Kebahagiaan keluarga Utsman terasa makin lengkap dengan kehamilan Bunda yang berbulan-bulan berselang melahirkan bayi laki-laki bernama Ali. Namun, belum sempurna mengenyam kebahagiaan, ujian menghampiri keluarga itu. Ali sakit parah yang menyebabkannya mondok berhari-hari di rumah sakit. Apa sebetulnya sakit yang diderita Ali? Bisakah dia sembuh seperti sediakala? Lalu bagaimana sikap Utsman menghadapi ujian itu? Apa dia dan keluarga bisa melalui masalah dengan baik? Temukan jawaban selengkapnya dalam buku apik ini.

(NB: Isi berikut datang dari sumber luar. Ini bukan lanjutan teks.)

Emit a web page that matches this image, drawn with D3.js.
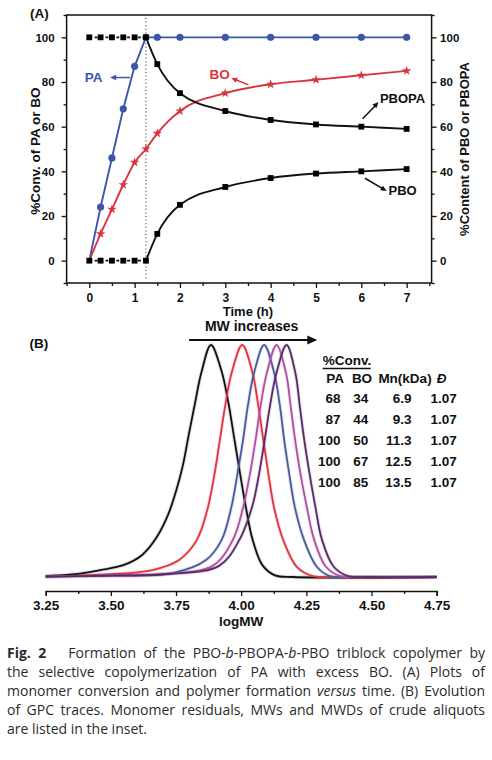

Sisi lebih buku ini adalah adanya perbagai nilai kebaikan yang pantas diteladani anak-anak. Sebut sebagai contoh: kemandirian, sikap mental mengedepankan pikiran positif, tidak pantang menyerah, dan sopan santun. Di samping itu, sebagai pelengkap, buku ini juga disertai ilustrasi menarik yang membuat pembaca kian bersemangat menelusuri tiap halaman. Namun, peribahasa tak ada gading yang tak retak tetap berlaku. Di luar banyak kelebihan buku anggitan siswa kelas dua MIN 1 Malang ini, ada secuil kekurangan yang lumayan menggelitik ialah mengenai gelar akademik ayah Utsman.
Menilik ilustrasi dan deskripsi cerita, bisa ditebak kalau ayah kedua Utsman ini memiliki usia yang relatif muda. Mungkin sekitar tiga puluhan. Anehnya, gelar yang disandang ialah Drs. Bukankah gelar ini sudah tidak digunakan lagi sejak puluhan tahun silam? Kecuali bila usia Ayah lebih dari lima puluh tahun, mungkin penggunaan gelar ini bisa dianggap wajar.
Kekurangan yang bisa dibilang kecil ini, mudah-mudahan bisa membuat M. Zaidan Al Ghozi Fillah dan editor buku—kelak—lebih teliti memperhatikan detail.